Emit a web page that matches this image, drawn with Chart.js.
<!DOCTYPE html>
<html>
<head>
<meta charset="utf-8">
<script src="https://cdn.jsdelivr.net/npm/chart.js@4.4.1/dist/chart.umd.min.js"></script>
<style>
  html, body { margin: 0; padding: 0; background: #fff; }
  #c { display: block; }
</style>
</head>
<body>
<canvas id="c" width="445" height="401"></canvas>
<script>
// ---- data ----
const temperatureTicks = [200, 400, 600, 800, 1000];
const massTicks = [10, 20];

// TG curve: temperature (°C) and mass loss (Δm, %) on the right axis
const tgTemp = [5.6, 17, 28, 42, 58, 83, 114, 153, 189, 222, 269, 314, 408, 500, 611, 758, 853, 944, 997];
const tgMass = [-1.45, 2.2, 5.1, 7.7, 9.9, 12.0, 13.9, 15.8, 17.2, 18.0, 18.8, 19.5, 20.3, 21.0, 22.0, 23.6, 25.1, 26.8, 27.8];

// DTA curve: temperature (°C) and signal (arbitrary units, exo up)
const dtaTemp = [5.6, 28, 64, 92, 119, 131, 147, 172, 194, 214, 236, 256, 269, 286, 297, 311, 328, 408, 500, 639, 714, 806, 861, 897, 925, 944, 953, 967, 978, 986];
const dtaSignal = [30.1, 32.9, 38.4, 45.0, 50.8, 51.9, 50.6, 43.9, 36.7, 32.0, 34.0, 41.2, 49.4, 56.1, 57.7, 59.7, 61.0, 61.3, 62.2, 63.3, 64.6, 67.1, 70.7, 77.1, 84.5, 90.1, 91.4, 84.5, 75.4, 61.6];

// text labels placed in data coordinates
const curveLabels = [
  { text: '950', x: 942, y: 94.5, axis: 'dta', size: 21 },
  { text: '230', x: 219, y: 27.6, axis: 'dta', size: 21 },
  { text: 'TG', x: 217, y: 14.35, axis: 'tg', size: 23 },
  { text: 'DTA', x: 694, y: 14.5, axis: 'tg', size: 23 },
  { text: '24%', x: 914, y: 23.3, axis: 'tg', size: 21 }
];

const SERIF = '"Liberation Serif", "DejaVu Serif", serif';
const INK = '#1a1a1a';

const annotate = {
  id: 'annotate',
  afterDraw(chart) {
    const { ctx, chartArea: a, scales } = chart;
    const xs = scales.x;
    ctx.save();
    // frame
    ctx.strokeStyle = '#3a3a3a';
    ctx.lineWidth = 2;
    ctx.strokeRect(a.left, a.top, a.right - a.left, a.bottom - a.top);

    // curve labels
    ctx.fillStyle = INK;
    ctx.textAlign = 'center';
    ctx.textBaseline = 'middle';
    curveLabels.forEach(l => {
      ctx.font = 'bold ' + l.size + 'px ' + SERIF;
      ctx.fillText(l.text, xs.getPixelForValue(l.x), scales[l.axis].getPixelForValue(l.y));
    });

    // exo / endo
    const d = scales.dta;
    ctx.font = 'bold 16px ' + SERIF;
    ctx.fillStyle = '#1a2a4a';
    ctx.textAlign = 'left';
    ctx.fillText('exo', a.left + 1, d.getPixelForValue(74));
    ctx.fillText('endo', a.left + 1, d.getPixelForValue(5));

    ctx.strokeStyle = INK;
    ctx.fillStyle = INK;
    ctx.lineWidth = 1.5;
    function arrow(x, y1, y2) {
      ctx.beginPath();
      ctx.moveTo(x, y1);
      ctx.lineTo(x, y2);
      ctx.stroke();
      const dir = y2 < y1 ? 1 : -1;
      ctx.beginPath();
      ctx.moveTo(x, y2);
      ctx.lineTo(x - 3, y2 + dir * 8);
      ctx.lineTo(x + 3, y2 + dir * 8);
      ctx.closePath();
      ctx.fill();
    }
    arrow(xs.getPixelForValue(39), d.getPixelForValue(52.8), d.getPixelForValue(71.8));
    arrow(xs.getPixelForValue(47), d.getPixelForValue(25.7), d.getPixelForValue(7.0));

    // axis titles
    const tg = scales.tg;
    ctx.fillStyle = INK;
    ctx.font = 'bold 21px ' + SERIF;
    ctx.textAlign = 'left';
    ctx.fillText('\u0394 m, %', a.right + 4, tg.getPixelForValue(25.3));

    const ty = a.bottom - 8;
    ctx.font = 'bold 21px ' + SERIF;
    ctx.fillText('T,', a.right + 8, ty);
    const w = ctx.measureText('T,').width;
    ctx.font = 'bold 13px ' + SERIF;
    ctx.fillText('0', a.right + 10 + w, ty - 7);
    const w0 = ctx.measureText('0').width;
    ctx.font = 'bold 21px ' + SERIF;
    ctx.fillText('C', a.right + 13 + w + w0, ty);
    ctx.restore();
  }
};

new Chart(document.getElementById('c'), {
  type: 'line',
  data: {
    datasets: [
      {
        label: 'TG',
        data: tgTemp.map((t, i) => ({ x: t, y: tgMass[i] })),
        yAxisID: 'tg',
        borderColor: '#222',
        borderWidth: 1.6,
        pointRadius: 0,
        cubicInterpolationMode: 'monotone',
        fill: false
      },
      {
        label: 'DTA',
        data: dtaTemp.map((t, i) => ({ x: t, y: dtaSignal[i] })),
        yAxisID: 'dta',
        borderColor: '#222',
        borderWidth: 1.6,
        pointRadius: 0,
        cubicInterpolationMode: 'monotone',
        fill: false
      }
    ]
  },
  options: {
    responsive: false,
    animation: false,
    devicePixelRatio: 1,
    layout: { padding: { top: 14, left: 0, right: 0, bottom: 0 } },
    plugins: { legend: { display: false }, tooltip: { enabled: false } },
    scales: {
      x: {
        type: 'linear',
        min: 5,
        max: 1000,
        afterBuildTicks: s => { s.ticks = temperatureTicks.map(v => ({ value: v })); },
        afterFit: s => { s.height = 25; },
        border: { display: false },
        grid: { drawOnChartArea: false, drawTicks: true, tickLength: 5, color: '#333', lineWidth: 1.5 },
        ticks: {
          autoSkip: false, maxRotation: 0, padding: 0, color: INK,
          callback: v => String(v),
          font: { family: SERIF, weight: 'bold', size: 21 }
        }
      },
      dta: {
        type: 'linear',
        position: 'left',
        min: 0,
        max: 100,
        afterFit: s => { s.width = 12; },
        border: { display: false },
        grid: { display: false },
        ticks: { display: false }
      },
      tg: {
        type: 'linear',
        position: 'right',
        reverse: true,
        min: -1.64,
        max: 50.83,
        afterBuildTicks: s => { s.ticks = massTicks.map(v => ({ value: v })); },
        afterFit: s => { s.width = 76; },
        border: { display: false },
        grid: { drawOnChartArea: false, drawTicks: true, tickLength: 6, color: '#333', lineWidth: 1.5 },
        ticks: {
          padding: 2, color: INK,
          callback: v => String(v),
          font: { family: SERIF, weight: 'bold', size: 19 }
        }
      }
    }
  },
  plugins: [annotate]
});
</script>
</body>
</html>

◆ **WORK INSTRUCTIONS**
Write the listing out again, exactly as shown above.

◆ **ANSWER**
Emit a web page that matches this image, drawn with Chart.js.
<!DOCTYPE html>
<html>
<head>
<meta charset="utf-8">
<script src="https://cdn.jsdelivr.net/npm/chart.js@4.4.1/dist/chart.umd.min.js"></script>
<style>
  html, body { margin: 0; padding: 0; background: #fff; }
  #c { display: block; }
</style>
</head>
<body>
<canvas id="c" width="445" height="401"></canvas>
<script>
// ---- data ----
const temperatureTicks = [200, 400, 600, 800, 1000];
const massTicks = [10, 20];

// TG curve: temperature (°C) and mass loss (Δm, %) on the right axis
const tgTemp = [5.6, 17, 28, 42, 58, 83, 114, 153, 189, 222, 269, 314, 408, 500, 611, 758, 853, 944, 997];
const tgMass = [-1.45, 2.2, 5.1, 7.7, 9.9, 12.0, 13.9, 15.8, 17.2, 18.0, 18.8, 19.5, 20.3, 21.0, 22.0, 23.6, 25.1, 26.8, 27.8];

// DTA curve: temperature (°C) and signal (arbitrary units, exo up)
const dtaTemp = [5.6, 28, 64, 92, 119, 131, 147, 172, 194, 214, 236, 256, 269, 286, 297, 311, 328, 408, 500, 639, 714, 806, 861, 897, 925, 944, 953, 967, 978, 986];
const dtaSignal = [30.1, 32.9, 38.4, 45.0, 50.8, 51.9, 50.6, 43.9, 36.7, 32.0, 34.0, 41.2, 49.4, 56.1, 57.7, 59.7, 61.0, 61.3, 62.2, 63.3, 64.6, 67.1, 70.7, 77.1, 84.5, 90.1, 91.4, 84.5, 75.4, 61.6];

// text labels placed in data coordinates
const curveLabels = [
  { text: '950', x: 942, y: 94.5, axis: 'dta', size: 21 },
  { text: '230', x: 219, y: 27.6, axis: 'dta', size: 21 },
  { text: 'TG', x: 217, y: 14.35, axis: 'tg', size: 23 },
  { text: 'DTA', x: 694, y: 14.5, axis: 'tg', size: 23 },
  { text: '24%', x: 914, y: 23.3, axis: 'tg', size: 21 }
];

const SERIF = '"Liberation Serif", "DejaVu Serif", serif';
const INK = '#1a1a1a';

const annotate = {
  id: 'annotate',
  afterDraw(chart) {
    const { ctx, chartArea: a, scales } = chart;
    const xs = scales.x;
    ctx.save();
    // frame
    ctx.strokeStyle = '#3a3a3a';
    ctx.lineWidth = 2;
    ctx.strokeRect(a.left, a.top, a.right - a.left, a.bottom - a.top);

    // curve labels
    ctx.fillStyle = INK;
    ctx.textAlign = 'center';
    ctx.textBaseline = 'middle';
    curveLabels.forEach(l => {
      ctx.font = 'bold ' + l.size + 'px ' + SERIF;
      ctx.fillText(l.text, xs.getPixelForValue(l.x), scales[l.axis].getPixelForValue(l.y));
    });

    // exo / endo
    const d = scales.dta;
    ctx.font = 'bold 16px ' + SERIF;
    ctx.fillStyle = '#1a2a4a';
    ctx.textAlign = 'left';
    ctx.fillText('exo', a.left + 1, d.getPixelForValue(74));
    ctx.fillText('endo', a.left + 1, d.getPixelForValue(5));

    ctx.strokeStyle = INK;
    ctx.fillStyle = INK;
    ctx.lineWidth = 1.5;
    function arrow(x, y1, y2) {
      ctx.beginPath();
      ctx.moveTo(x, y1);
      ctx.lineTo(x, y2);
      ctx.stroke();
      const dir = y2 < y1 ? 1 : -1;
      ctx.beginPath();
      ctx.moveTo(x, y2);
      ctx.lineTo(x - 3, y2 + dir * 8);
      ctx.lineTo(x + 3, y2 + dir * 8);
      ctx.closePath();
      ctx.fill();
    }
    arrow(xs.getPixelForValue(39), d.getPixelForValue(52.8), d.getPixelForValue(71.8));
    arrow(xs.getPixelForValue(47), d.getPixelForValue(25.7), d.getPixelForValue(7.0));

    // axis titles
    const tg = scales.tg;
    ctx.fillStyle = INK;
    ctx.font = 'bold 21px ' + SERIF;
    ctx.textAlign = 'left';
    ctx.fillText('\u0394 m, %', a.right + 4, tg.getPixelForValue(25.3));

    const ty = a.bottom - 8;
    ctx.font = 'bold 21px ' + SERIF;
    ctx.fillText('T,', a.right + 8, ty);
    const w = ctx.measureText('T,').width;
    ctx.font = 'bold 13px ' + SERIF;
    ctx.fillText('0', a.right + 10 + w, ty - 7);
    const w0 = ctx.measureText('0').width;
    ctx.font = 'bold 21px ' + SERIF;
    ctx.fillText('C', a.right + 13 + w + w0, ty);
    ctx.restore();
  }
};

new Chart(document.getElementById('c'), {
  type: 'line',
  data: {
    datasets: [
      {
        label: 'TG',
        data: tgTemp.map((t, i) => ({ x: t, y: tgMass[i] })),
        yAxisID: 'tg',
        borderColor: '#222',
        borderWidth: 1.6,
        pointRadius: 0,
        cubicInterpolationMode: 'monotone',
        fill: false
      },
      {
        label: 'DTA',
        data: dtaTemp.map((t, i) => ({ x: t, y: dtaSignal[i] })),
        yAxisID: 'dta',
        borderColor: '#222',
        borderWidth: 1.6,
        pointRadius: 0,
        cubicInterpolationMode: 'monotone',
        fill: false
      }
    ]
  },
  options: {
    responsive: false,
    animation: false,
    devicePixelRatio: 1,
    layout: { padding: { top: 14, left: 0, right: 0, bottom: 0 } },
    plugins: { legend: { display: false }, tooltip: { enabled: false } },
    scales: {
      x: {
        type: 'linear',
        min: 5,
        max: 1000,
        afterBuildTicks: s => { s.ticks = temperatureTicks.map(v => ({ value: v })); },
        afterFit: s => { s.height = 25; },
        border: { display: false },
        grid: { drawOnChartArea: false, drawTicks: true, tickLength: 5, color: '#333', lineWidth: 1.5 },
        ticks: {
          autoSkip: false, maxRotation: 0, padding: 0, color: INK,
          callback: v => String(v),
          font: { family: SERIF, weight: 'bold', size: 21 }
        }
      },
      dta: {
        type: 'linear',
        position: 'left',
        min: 0,
        max: 100,
        afterFit: s => { s.width = 12; },
        border: { display: false },
        grid: { display: false },
        ticks: { display: false }
      },
      tg: {
        type: 'linear',
        position: 'right',
        reverse: true,
        min: -1.64,
        max: 50.83,
        afterBuildTicks: s => { s.ticks = massTicks.map(v => ({ value: v })); },
        afterFit: s => { s.width = 76; },
        border: { display: false },
        grid: { drawOnChartArea: false, drawTicks: true, tickLength: 6, color: '#333', lineWidth: 1.5 },
        ticks: {
          padding: 2, color: INK,
          callback: v => String(v),
          font: { family: SERIF, weight: 'bold', size: 19 }
        }
      }
    }
  },
  plugins: [annotate]
});
</script>
</body>
</html>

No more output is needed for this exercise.